WHAT NEEDS TO BE DONE
Transcribe the entries that follow exactly as they appear, minus pictures.

Figure scripts
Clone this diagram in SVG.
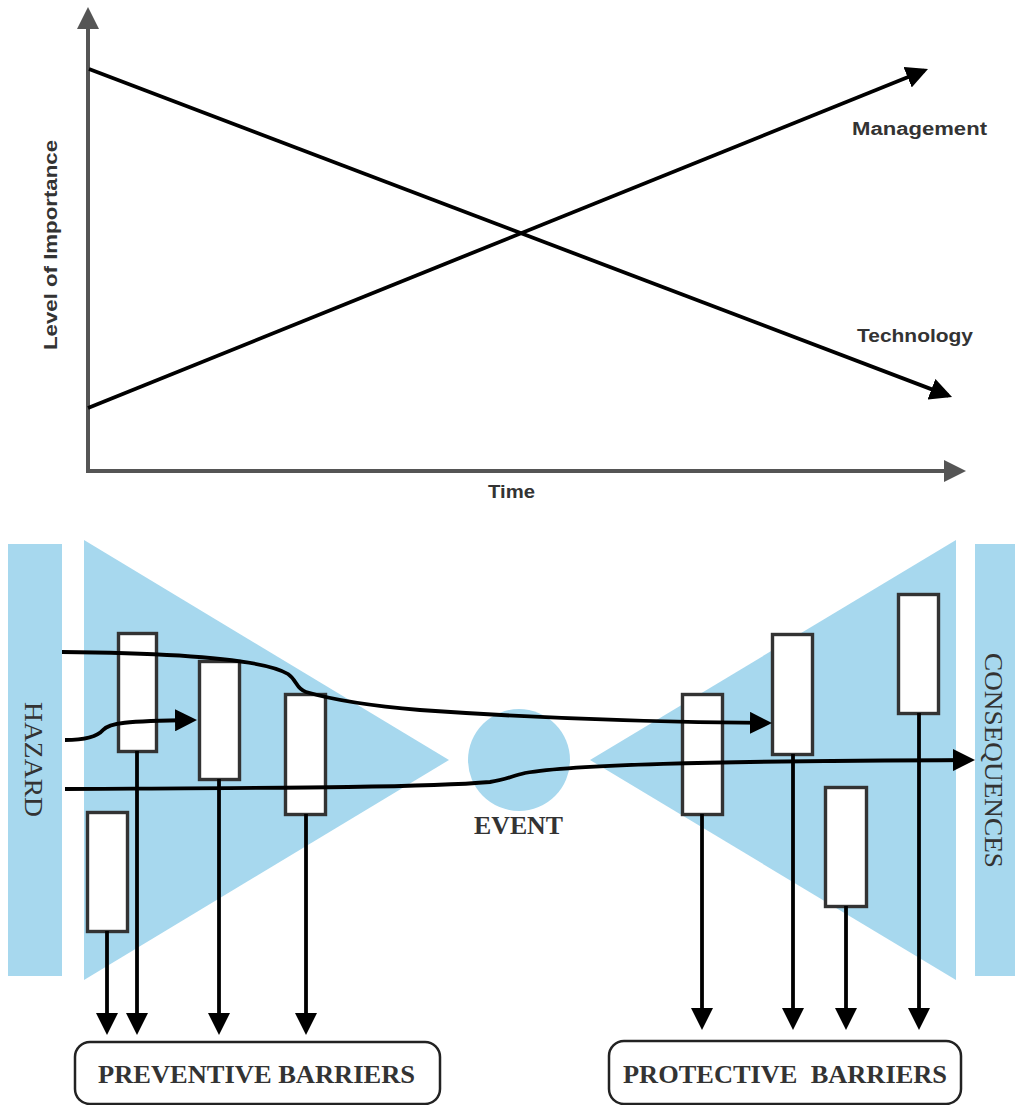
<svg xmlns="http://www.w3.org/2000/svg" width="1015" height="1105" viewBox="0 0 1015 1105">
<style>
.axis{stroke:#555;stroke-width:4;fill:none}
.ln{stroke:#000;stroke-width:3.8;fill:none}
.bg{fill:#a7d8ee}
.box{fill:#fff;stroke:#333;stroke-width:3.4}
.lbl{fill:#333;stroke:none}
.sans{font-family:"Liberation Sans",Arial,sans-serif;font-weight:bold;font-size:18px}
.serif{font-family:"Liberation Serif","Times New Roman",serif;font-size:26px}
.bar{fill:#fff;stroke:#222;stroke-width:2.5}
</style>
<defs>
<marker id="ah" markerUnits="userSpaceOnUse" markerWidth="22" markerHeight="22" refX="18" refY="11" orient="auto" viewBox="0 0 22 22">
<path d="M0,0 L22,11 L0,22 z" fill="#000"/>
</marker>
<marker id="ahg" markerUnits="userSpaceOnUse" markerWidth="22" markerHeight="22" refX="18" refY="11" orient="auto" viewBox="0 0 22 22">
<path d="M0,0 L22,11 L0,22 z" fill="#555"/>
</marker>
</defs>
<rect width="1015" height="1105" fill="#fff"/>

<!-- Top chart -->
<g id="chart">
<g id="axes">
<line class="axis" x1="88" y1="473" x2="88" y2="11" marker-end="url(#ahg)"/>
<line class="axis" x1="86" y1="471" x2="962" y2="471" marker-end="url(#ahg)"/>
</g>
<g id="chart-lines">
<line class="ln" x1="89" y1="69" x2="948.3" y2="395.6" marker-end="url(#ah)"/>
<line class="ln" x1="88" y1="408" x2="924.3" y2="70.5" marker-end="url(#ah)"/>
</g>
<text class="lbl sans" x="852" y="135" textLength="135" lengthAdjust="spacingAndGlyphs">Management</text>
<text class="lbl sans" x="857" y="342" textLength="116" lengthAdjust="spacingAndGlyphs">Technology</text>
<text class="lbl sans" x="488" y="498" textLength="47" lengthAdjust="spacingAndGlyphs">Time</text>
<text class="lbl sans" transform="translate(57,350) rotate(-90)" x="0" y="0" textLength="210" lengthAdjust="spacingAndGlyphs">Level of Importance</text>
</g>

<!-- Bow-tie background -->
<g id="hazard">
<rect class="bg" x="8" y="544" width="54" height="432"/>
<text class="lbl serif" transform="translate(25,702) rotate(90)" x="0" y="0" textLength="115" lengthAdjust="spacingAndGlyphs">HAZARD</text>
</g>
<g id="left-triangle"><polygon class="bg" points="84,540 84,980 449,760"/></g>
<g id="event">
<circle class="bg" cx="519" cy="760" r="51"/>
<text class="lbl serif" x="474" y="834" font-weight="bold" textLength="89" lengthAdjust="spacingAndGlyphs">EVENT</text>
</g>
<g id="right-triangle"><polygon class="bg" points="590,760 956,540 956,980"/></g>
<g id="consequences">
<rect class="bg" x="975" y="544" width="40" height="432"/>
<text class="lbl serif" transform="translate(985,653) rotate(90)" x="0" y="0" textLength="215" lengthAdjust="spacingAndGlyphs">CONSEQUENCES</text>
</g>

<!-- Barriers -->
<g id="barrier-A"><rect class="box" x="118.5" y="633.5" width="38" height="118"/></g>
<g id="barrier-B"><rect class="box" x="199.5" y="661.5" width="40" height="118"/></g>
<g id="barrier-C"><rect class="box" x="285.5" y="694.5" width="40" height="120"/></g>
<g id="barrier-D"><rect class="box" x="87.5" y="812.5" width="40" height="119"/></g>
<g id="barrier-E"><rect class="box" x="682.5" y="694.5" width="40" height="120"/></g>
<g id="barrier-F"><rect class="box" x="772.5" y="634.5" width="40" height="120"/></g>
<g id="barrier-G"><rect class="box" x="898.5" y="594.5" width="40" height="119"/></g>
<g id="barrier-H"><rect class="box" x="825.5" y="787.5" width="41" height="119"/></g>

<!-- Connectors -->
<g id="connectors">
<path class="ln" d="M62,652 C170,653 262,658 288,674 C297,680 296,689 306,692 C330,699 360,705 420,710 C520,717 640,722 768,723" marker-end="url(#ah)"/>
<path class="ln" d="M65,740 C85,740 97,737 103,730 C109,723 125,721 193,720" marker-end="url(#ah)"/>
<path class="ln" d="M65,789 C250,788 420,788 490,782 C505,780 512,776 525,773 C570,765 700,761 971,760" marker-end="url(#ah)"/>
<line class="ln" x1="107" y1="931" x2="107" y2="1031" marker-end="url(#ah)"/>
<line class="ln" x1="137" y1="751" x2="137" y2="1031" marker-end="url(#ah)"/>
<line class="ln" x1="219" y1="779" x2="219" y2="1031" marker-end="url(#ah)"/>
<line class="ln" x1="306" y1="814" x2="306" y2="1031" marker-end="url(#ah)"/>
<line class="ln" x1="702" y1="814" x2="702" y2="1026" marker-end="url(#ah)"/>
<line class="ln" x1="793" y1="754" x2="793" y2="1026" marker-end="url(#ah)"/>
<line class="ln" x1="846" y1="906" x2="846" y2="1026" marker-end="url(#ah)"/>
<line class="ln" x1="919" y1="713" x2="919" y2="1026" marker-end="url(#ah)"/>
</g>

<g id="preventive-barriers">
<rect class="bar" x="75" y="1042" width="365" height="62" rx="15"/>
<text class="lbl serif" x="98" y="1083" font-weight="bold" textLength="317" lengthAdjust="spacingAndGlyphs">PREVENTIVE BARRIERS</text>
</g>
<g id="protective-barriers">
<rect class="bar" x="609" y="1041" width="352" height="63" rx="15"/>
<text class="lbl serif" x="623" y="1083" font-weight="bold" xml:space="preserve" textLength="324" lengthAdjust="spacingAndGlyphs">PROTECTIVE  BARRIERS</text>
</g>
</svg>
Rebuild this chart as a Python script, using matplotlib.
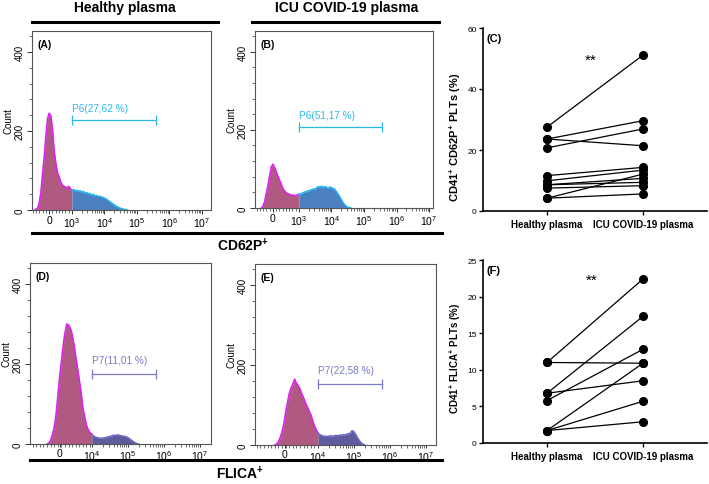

IN RESPONSE
Clone this diagram in SVG.
<svg xmlns="http://www.w3.org/2000/svg" width="1015" height="1105" viewBox="0 0 1015 1105">
<style>
.axis{stroke:#555;stroke-width:4;fill:none}
.ln{stroke:#000;stroke-width:3.8;fill:none}
.bg{fill:#a7d8ee}
.box{fill:#fff;stroke:#333;stroke-width:3.4}
.lbl{fill:#333;stroke:none}
.sans{font-family:"Liberation Sans",Arial,sans-serif;font-weight:bold;font-size:18px}
.serif{font-family:"Liberation Serif","Times New Roman",serif;font-size:26px}
.bar{fill:#fff;stroke:#222;stroke-width:2.5}
</style>
<defs>
<marker id="ah" markerUnits="userSpaceOnUse" markerWidth="22" markerHeight="22" refX="18" refY="11" orient="auto" viewBox="0 0 22 22">
<path d="M0,0 L22,11 L0,22 z" fill="#000"/>
</marker>
<marker id="ahg" markerUnits="userSpaceOnUse" markerWidth="22" markerHeight="22" refX="18" refY="11" orient="auto" viewBox="0 0 22 22">
<path d="M0,0 L22,11 L0,22 z" fill="#555"/>
</marker>
</defs>
<rect width="1015" height="1105" fill="#fff"/>

<!-- Top chart -->
<g id="chart">
<g id="axes">
<line class="axis" x1="88" y1="473" x2="88" y2="11" marker-end="url(#ahg)"/>
<line class="axis" x1="86" y1="471" x2="962" y2="471" marker-end="url(#ahg)"/>
</g>
<g id="chart-lines">
<line class="ln" x1="89" y1="69" x2="948.3" y2="395.6" marker-end="url(#ah)"/>
<line class="ln" x1="88" y1="408" x2="924.3" y2="70.5" marker-end="url(#ah)"/>
</g>
<text class="lbl sans" x="852" y="135" textLength="135" lengthAdjust="spacingAndGlyphs">Management</text>
<text class="lbl sans" x="857" y="342" textLength="116" lengthAdjust="spacingAndGlyphs">Technology</text>
<text class="lbl sans" x="488" y="498" textLength="47" lengthAdjust="spacingAndGlyphs">Time</text>
<text class="lbl sans" transform="translate(57,350) rotate(-90)" x="0" y="0" textLength="210" lengthAdjust="spacingAndGlyphs">Level of Importance</text>
</g>

<!-- Bow-tie background -->
<g id="hazard">
<rect class="bg" x="8" y="544" width="54" height="432"/>
<text class="lbl serif" transform="translate(25,702) rotate(90)" x="0" y="0" textLength="115" lengthAdjust="spacingAndGlyphs">HAZARD</text>
</g>
<g id="left-triangle"><polygon class="bg" points="84,540 84,980 449,760"/></g>
<g id="event">
<circle class="bg" cx="519" cy="760" r="51"/>
<text class="lbl serif" x="474" y="834" font-weight="bold" textLength="89" lengthAdjust="spacingAndGlyphs">EVENT</text>
</g>
<g id="right-triangle"><polygon class="bg" points="590,760 956,540 956,980"/></g>
<g id="consequences">
<rect class="bg" x="975" y="544" width="40" height="432"/>
<text class="lbl serif" transform="translate(985,653) rotate(90)" x="0" y="0" textLength="215" lengthAdjust="spacingAndGlyphs">CONSEQUENCES</text>
</g>

<!-- Barriers -->
<g id="barrier-A"><rect class="box" x="118.5" y="633.5" width="38" height="118"/></g>
<g id="barrier-B"><rect class="box" x="199.5" y="661.5" width="40" height="118"/></g>
<g id="barrier-C"><rect class="box" x="285.5" y="694.5" width="40" height="120"/></g>
<g id="barrier-D"><rect class="box" x="87.5" y="812.5" width="40" height="119"/></g>
<g id="barrier-E"><rect class="box" x="682.5" y="694.5" width="40" height="120"/></g>
<g id="barrier-F"><rect class="box" x="772.5" y="634.5" width="40" height="120"/></g>
<g id="barrier-G"><rect class="box" x="898.5" y="594.5" width="40" height="119"/></g>
<g id="barrier-H"><rect class="box" x="825.5" y="787.5" width="41" height="119"/></g>

<!-- Connectors -->
<g id="connectors">
<path class="ln" d="M62,652 C170,653 262,658 288,674 C297,680 296,689 306,692 C330,699 360,705 420,710 C520,717 640,722 768,723" marker-end="url(#ah)"/>
<path class="ln" d="M65,740 C85,740 97,737 103,730 C109,723 125,721 193,720" marker-end="url(#ah)"/>
<path class="ln" d="M65,789 C250,788 420,788 490,782 C505,780 512,776 525,773 C570,765 700,761 971,760" marker-end="url(#ah)"/>
<line class="ln" x1="107" y1="931" x2="107" y2="1031" marker-end="url(#ah)"/>
<line class="ln" x1="137" y1="751" x2="137" y2="1031" marker-end="url(#ah)"/>
<line class="ln" x1="219" y1="779" x2="219" y2="1031" marker-end="url(#ah)"/>
<line class="ln" x1="306" y1="814" x2="306" y2="1031" marker-end="url(#ah)"/>
<line class="ln" x1="702" y1="814" x2="702" y2="1026" marker-end="url(#ah)"/>
<line class="ln" x1="793" y1="754" x2="793" y2="1026" marker-end="url(#ah)"/>
<line class="ln" x1="846" y1="906" x2="846" y2="1026" marker-end="url(#ah)"/>
<line class="ln" x1="919" y1="713" x2="919" y2="1026" marker-end="url(#ah)"/>
</g>

<g id="preventive-barriers">
<rect class="bar" x="75" y="1042" width="365" height="62" rx="15"/>
<text class="lbl serif" x="98" y="1083" font-weight="bold" textLength="317" lengthAdjust="spacingAndGlyphs">PREVENTIVE BARRIERS</text>
</g>
<g id="protective-barriers">
<rect class="bar" x="609" y="1041" width="352" height="63" rx="15"/>
<text class="lbl serif" x="623" y="1083" font-weight="bold" xml:space="preserve" textLength="324" lengthAdjust="spacingAndGlyphs">PROTECTIVE  BARRIERS</text>
</g>
</svg>
Rebuild this chart as a Python script, using matplotlib.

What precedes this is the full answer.